▼▼▼
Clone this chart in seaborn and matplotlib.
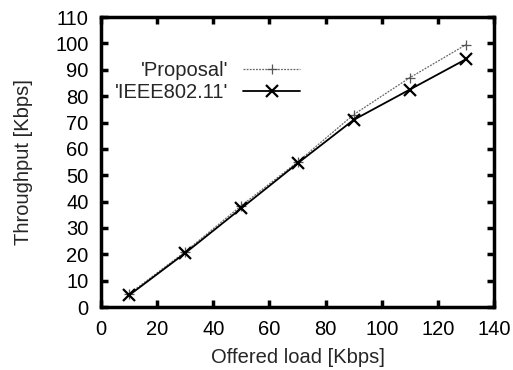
import matplotlib
matplotlib.use("Agg")
import matplotlib.pyplot as plt
import seaborn as sns
import pandas as pd

load = [10, 30, 50, 70, 90, 110, 130]
proposal = [5, 21, 38.5, 55, 73, 87, 99.5]
ieee = [4.5, 20.5, 37.5, 54.5, 71, 82.5, 94]
labels = ["'Proposal'", "'IEEE802.11'"]

sns.set_style("ticks")
plt.rcParams['font.family'] = ['Liberation Sans', 'DejaVu Sans']

df = pd.DataFrame({"load": load, "Proposal": proposal, "IEEE": ieee})

fig = plt.figure(figsize=(5.13, 3.70), dpi=100)
ax = fig.add_axes([0.197, 0.170, 0.766, 0.784])

sns.lineplot(data=df, x="load", y="Proposal", ax=ax, color="#666666", lw=0.9,
             linestyle=(0, (1.5, 1)), marker="+", markersize=7, mew=0.9,
             mec="#555555", label=labels[0])
sns.lineplot(data=df, x="load", y="IEEE", ax=ax, color="black", lw=1.3,
             marker="x", markersize=8, mew=1.6, mec="black", label=labels[1])

ax.set_xlim(0, 140)
ax.set_ylim(0, 110)
ax.set_xticks(range(0, 141, 20))
ax.set_yticks(range(0, 111, 10))
ax.tick_params(direction="in", length=5, width=2.5, top=True, right=True,
               labelsize=14.5, pad=9, colors="black")
for s in ax.spines.values():
    s.set_linewidth(2.5)
    s.set_color("black")
ax.set_xlabel("Offered load [Kbps]", fontsize=14.5, labelpad=7)
ax.set_ylabel("Throughput [Kbps]", fontsize=14.5, labelpad=16)

leg = ax.legend(loc="upper right", bbox_to_anchor=(0.552, 0.912), frameon=False,
                markerfirst=False, fontsize=14.5, handlelength=2.8,
                handletextpad=0.75, labelspacing=0.15, alignment="right")
for t in leg.get_texts():
    t.set_ha("right")

fig.savefig("out.png", dpi=100)
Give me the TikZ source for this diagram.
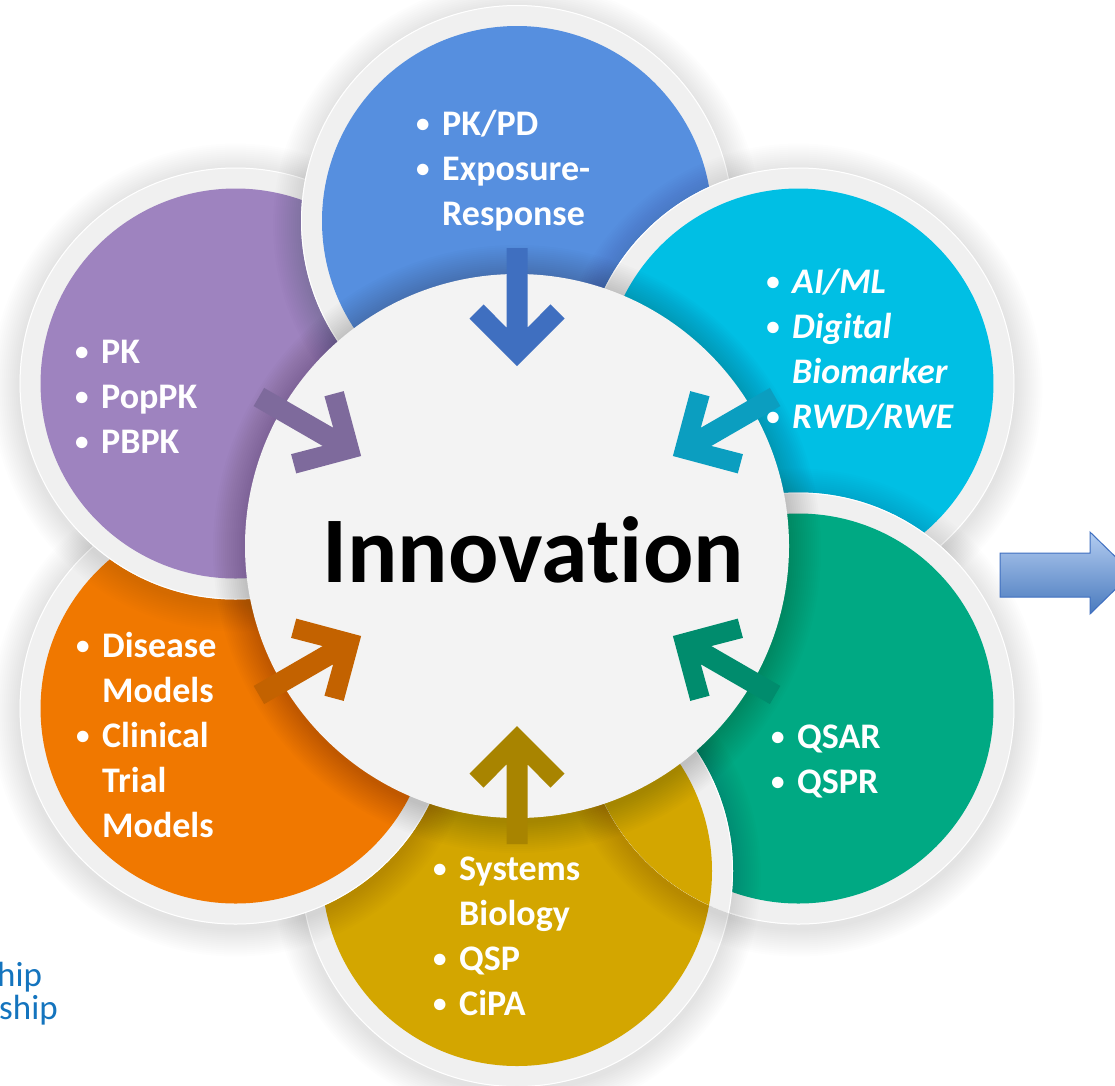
\documentclass[tikz,border=0pt]{standalone}
\usepackage{fontspec}
\setmainfont{Carlito}[Ligatures={NoCommon,NoContextual}]
\usetikzlibrary{calc}

\definecolor{cblue}{HTML}{568FDF}
\definecolor{ccyan}{HTML}{00BFE4}
\definecolor{cgreen}{HTML}{00A983}
\definecolor{cyellow}{HTML}{D3A600}
\definecolor{corange}{HTML}{F07800}
\definecolor{cpurple}{HTML}{9E83BF}
\definecolor{ablue}{HTML}{3F6FC0}
\definecolor{acyan}{HTML}{0B9EC0}
\definecolor{agreen}{HTML}{008C6D}
\definecolor{ayellow}{HTML}{A88400}
\definecolor{aorange}{HTML}{C36200}
\definecolor{apurple}{HTML}{7E6A9C}
\definecolor{ringgrey}{HTML}{F0F0F0}
\definecolor{hubgrey}{HTML}{F3F3F3}
\definecolor{linkblue}{HTML}{1474BE}

% small bullet with a hanging indent
\newcommand\bul{\makebox[26pt][l]{\raisebox{2.5pt}{\fontsize{27}{27}\selectfont •}}}

% soft shadow, grey rim and coloured disc of one satellite circle
\newcommand\bubble[2]{%
  \foreach \k in {1,...,14}{\fill[black,opacity=0.008] ($(#1)+(0,4)$) circle ({216pt+2pt*\k});}
  \fill[ringgrey] (#1) circle (216pt);
  \draw[white,line width=1pt] (#1) circle (215.5pt);
  \fill[#2] (#1) circle (195pt);
}

% chevron arrow pointing at the hub from direction #1
\newcommand\inarrow[2]{%
  \begin{scope}[shift={($(C)+(#1:180pt)$)}, rotate=#1+180]
    \fill[#2] (0,0) -- (-47.5,47.5) -- (-61.6,33.4) -- (-38.3,10.5) -- (-118,10.5)
      -- (-118,-10.5) -- (-38.3,-10.5) -- (-61.6,-33.4) -- (-47.5,-47.5) -- cycle;
  \end{scope}
}

\tikzset{
  item/.style={text=white, inner sep=0pt, anchor=base west,
    font=\fontsize{36}{45}\selectfont\bfseries},
  itemit/.style={item, font=\fontsize{36}{45}\selectfont\bfseries\itshape},
  linktext/.style={text=linkblue, inner sep=0pt, anchor=base west,
    font=\fontsize{35}{40}\selectfont},
}

\begin{document}
\begin{tikzpicture}[x=1pt,y=-1pt]
\path[use as bounding box] (0,0) rectangle (1115,1085);
\clip (0,0) rectangle (1115,1085);
\fill[white] (0,0) rectangle (1115,1085);

\coordinate (C) at (517,546);
\coordinate (B) at ($(C)+(90:325pt)$);
\coordinate (Cy) at ($(C)+(30:325pt)$);
\coordinate (G) at ($(C)+(-30:325pt)$);
\coordinate (Y) at ($(C)+(-90:325pt)$);
\coordinate (O) at ($(C)+(210:325pt)$);
\coordinate (P) at ($(C)+(150:325pt)$);

% satellites, each overlapping the previous one clockwise
\bubble{Y}{cyellow}
\bubble{O}{corange}
\bubble{P}{cpurple}
\bubble{B}{cblue}
\bubble{Cy}{ccyan}
\bubble{G}{cgreen}
\begin{scope}
  \clip (G) circle (216pt);
  \bubble{Y}{cyellow}
\end{scope}

% hub
\foreach \k in {1,...,16}{\fill[black,opacity=0.011] ($(C)+(0,3)$) circle ({272pt+2pt*\k});}
\fill[hubgrey] (C) circle (272pt);

\inarrow{90}{ablue}
\inarrow{30}{acyan}
\inarrow{-30}{agreen}
\inarrow{-90}{ayellow}
\inarrow{210}{aorange}
\inarrow{150}{apurple}

\node[inner sep=0pt, anchor=base, font=\fontsize{94}{110}\selectfont\bfseries] (hub) at (533,582) {Innovation};

\node[item] (tblue) at (416,135) {\begin{tabular}[t]{@{}l@{}l@{}}\bul & PK/PD\\ \bul & Exposure-\\ & Response\end{tabular}};
\node[item] (tpurple) at (75,363) {\begin{tabular}[t]{@{}l@{}l@{}}\bul & PK\\ \bul & PopPK\\ \bul & PBPK\end{tabular}};
\node[itemit] (tcyan) at (766,293) {\begin{tabular}[t]{@{}l@{}l@{}}\bul & AI/ML\\ \bul & Digital\\ & Biomarker\\ \bul & RWD/RWE\end{tabular}};
\node[item] (tgreen) at (771,748) {\begin{tabular}[t]{@{}l@{}l@{}}\bul & QSAR\\ \bul & QSPR\end{tabular}};
\node[item] (tyellow) at (433,880) {\begin{tabular}[t]{@{}l@{}l@{}}\bul & Systems\\ & Biology\\ \bul & QSP\\ \bul & CiPA\end{tabular}};
\node[item] (torange) at (76,657) {\begin{tabular}[t]{@{}l@{}l@{}}\bul & Disease\\ & Models\\ \bul & Clinical\\ & Trial\\ & Models\end{tabular}};

% outgoing block arrow
\path[top color=cblue!45!white, bottom color=cblue!85!black, draw=ablue, line width=1pt]
  (1000,553) -- (1090,553) -- (1090,532) -- (1132,573) -- (1090,614) -- (1090,597) -- (1000,597) -- cycle;

\node[linktext] (l1) at (-3,986) {hip};
\node[linktext] (l2) at (-1,1019) {ship};
\end{tikzpicture}
\end{document}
▲▲▲
**Exercise objective:** Reproduce the listing exactly. Leave its pictures out.

**Result below:**
Clone this chart in seaborn and matplotlib.
import matplotlib
matplotlib.use("Agg")
import matplotlib.pyplot as plt
import seaborn as sns
import pandas as pd

load = [10, 30, 50, 70, 90, 110, 130]
proposal = [5, 21, 38.5, 55, 73, 87, 99.5]
ieee = [4.5, 20.5, 37.5, 54.5, 71, 82.5, 94]
labels = ["'Proposal'", "'IEEE802.11'"]

sns.set_style("ticks")
plt.rcParams['font.family'] = ['Liberation Sans', 'DejaVu Sans']

df = pd.DataFrame({"load": load, "Proposal": proposal, "IEEE": ieee})

fig = plt.figure(figsize=(5.13, 3.70), dpi=100)
ax = fig.add_axes([0.197, 0.170, 0.766, 0.784])

sns.lineplot(data=df, x="load", y="Proposal", ax=ax, color="#666666", lw=0.9,
             linestyle=(0, (1.5, 1)), marker="+", markersize=7, mew=0.9,
             mec="#555555", label=labels[0])
sns.lineplot(data=df, x="load", y="IEEE", ax=ax, color="black", lw=1.3,
             marker="x", markersize=8, mew=1.6, mec="black", label=labels[1])

ax.set_xlim(0, 140)
ax.set_ylim(0, 110)
ax.set_xticks(range(0, 141, 20))
ax.set_yticks(range(0, 111, 10))
ax.tick_params(direction="in", length=5, width=2.5, top=True, right=True,
               labelsize=14.5, pad=9, colors="black")
for s in ax.spines.values():
    s.set_linewidth(2.5)
    s.set_color("black")
ax.set_xlabel("Offered load [Kbps]", fontsize=14.5, labelpad=7)
ax.set_ylabel("Throughput [Kbps]", fontsize=14.5, labelpad=16)

leg = ax.legend(loc="upper right", bbox_to_anchor=(0.552, 0.912), frameon=False,
                markerfirst=False, fontsize=14.5, handlelength=2.8,
                handletextpad=0.75, labelspacing=0.15, alignment="right")
for t in leg.get_texts():
    t.set_ha("right")

fig.savefig("out.png", dpi=100)
Give me the TikZ source for this diagram.
\documentclass[tikz,border=0pt]{standalone}
\usepackage{fontspec}
\setmainfont{Carlito}[Ligatures={NoCommon,NoContextual}]
\usetikzlibrary{calc}

\definecolor{cblue}{HTML}{568FDF}
\definecolor{ccyan}{HTML}{00BFE4}
\definecolor{cgreen}{HTML}{00A983}
\definecolor{cyellow}{HTML}{D3A600}
\definecolor{corange}{HTML}{F07800}
\definecolor{cpurple}{HTML}{9E83BF}
\definecolor{ablue}{HTML}{3F6FC0}
\definecolor{acyan}{HTML}{0B9EC0}
\definecolor{agreen}{HTML}{008C6D}
\definecolor{ayellow}{HTML}{A88400}
\definecolor{aorange}{HTML}{C36200}
\definecolor{apurple}{HTML}{7E6A9C}
\definecolor{ringgrey}{HTML}{F0F0F0}
\definecolor{hubgrey}{HTML}{F3F3F3}
\definecolor{linkblue}{HTML}{1474BE}

% small bullet with a hanging indent
\newcommand\bul{\makebox[26pt][l]{\raisebox{2.5pt}{\fontsize{27}{27}\selectfont •}}}

% soft shadow, grey rim and coloured disc of one satellite circle
\newcommand\bubble[2]{%
  \foreach \k in {1,...,14}{\fill[black,opacity=0.008] ($(#1)+(0,4)$) circle ({216pt+2pt*\k});}
  \fill[ringgrey] (#1) circle (216pt);
  \draw[white,line width=1pt] (#1) circle (215.5pt);
  \fill[#2] (#1) circle (195pt);
}

% chevron arrow pointing at the hub from direction #1
\newcommand\inarrow[2]{%
  \begin{scope}[shift={($(C)+(#1:180pt)$)}, rotate=#1+180]
    \fill[#2] (0,0) -- (-47.5,47.5) -- (-61.6,33.4) -- (-38.3,10.5) -- (-118,10.5)
      -- (-118,-10.5) -- (-38.3,-10.5) -- (-61.6,-33.4) -- (-47.5,-47.5) -- cycle;
  \end{scope}
}

\tikzset{
  item/.style={text=white, inner sep=0pt, anchor=base west,
    font=\fontsize{36}{45}\selectfont\bfseries},
  itemit/.style={item, font=\fontsize{36}{45}\selectfont\bfseries\itshape},
  linktext/.style={text=linkblue, inner sep=0pt, anchor=base west,
    font=\fontsize{35}{40}\selectfont},
}

\begin{document}
\begin{tikzpicture}[x=1pt,y=-1pt]
\path[use as bounding box] (0,0) rectangle (1115,1085);
\clip (0,0) rectangle (1115,1085);
\fill[white] (0,0) rectangle (1115,1085);

\coordinate (C) at (517,546);
\coordinate (B) at ($(C)+(90:325pt)$);
\coordinate (Cy) at ($(C)+(30:325pt)$);
\coordinate (G) at ($(C)+(-30:325pt)$);
\coordinate (Y) at ($(C)+(-90:325pt)$);
\coordinate (O) at ($(C)+(210:325pt)$);
\coordinate (P) at ($(C)+(150:325pt)$);

% satellites, each overlapping the previous one clockwise
\bubble{Y}{cyellow}
\bubble{O}{corange}
\bubble{P}{cpurple}
\bubble{B}{cblue}
\bubble{Cy}{ccyan}
\bubble{G}{cgreen}
\begin{scope}
  \clip (G) circle (216pt);
  \bubble{Y}{cyellow}
\end{scope}

% hub
\foreach \k in {1,...,16}{\fill[black,opacity=0.011] ($(C)+(0,3)$) circle ({272pt+2pt*\k});}
\fill[hubgrey] (C) circle (272pt);

\inarrow{90}{ablue}
\inarrow{30}{acyan}
\inarrow{-30}{agreen}
\inarrow{-90}{ayellow}
\inarrow{210}{aorange}
\inarrow{150}{apurple}

\node[inner sep=0pt, anchor=base, font=\fontsize{94}{110}\selectfont\bfseries] (hub) at (533,582) {Innovation};

\node[item] (tblue) at (416,135) {\begin{tabular}[t]{@{}l@{}l@{}}\bul & PK/PD\\ \bul & Exposure-\\ & Response\end{tabular}};
\node[item] (tpurple) at (75,363) {\begin{tabular}[t]{@{}l@{}l@{}}\bul & PK\\ \bul & PopPK\\ \bul & PBPK\end{tabular}};
\node[itemit] (tcyan) at (766,293) {\begin{tabular}[t]{@{}l@{}l@{}}\bul & AI/ML\\ \bul & Digital\\ & Biomarker\\ \bul & RWD/RWE\end{tabular}};
\node[item] (tgreen) at (771,748) {\begin{tabular}[t]{@{}l@{}l@{}}\bul & QSAR\\ \bul & QSPR\end{tabular}};
\node[item] (tyellow) at (433,880) {\begin{tabular}[t]{@{}l@{}l@{}}\bul & Systems\\ & Biology\\ \bul & QSP\\ \bul & CiPA\end{tabular}};
\node[item] (torange) at (76,657) {\begin{tabular}[t]{@{}l@{}l@{}}\bul & Disease\\ & Models\\ \bul & Clinical\\ & Trial\\ & Models\end{tabular}};

% outgoing block arrow
\path[top color=cblue!45!white, bottom color=cblue!85!black, draw=ablue, line width=1pt]
  (1000,553) -- (1090,553) -- (1090,532) -- (1132,573) -- (1090,614) -- (1090,597) -- (1000,597) -- cycle;

\node[linktext] (l1) at (-3,986) {hip};
\node[linktext] (l2) at (-1,1019) {ship};
\end{tikzpicture}
\end{document}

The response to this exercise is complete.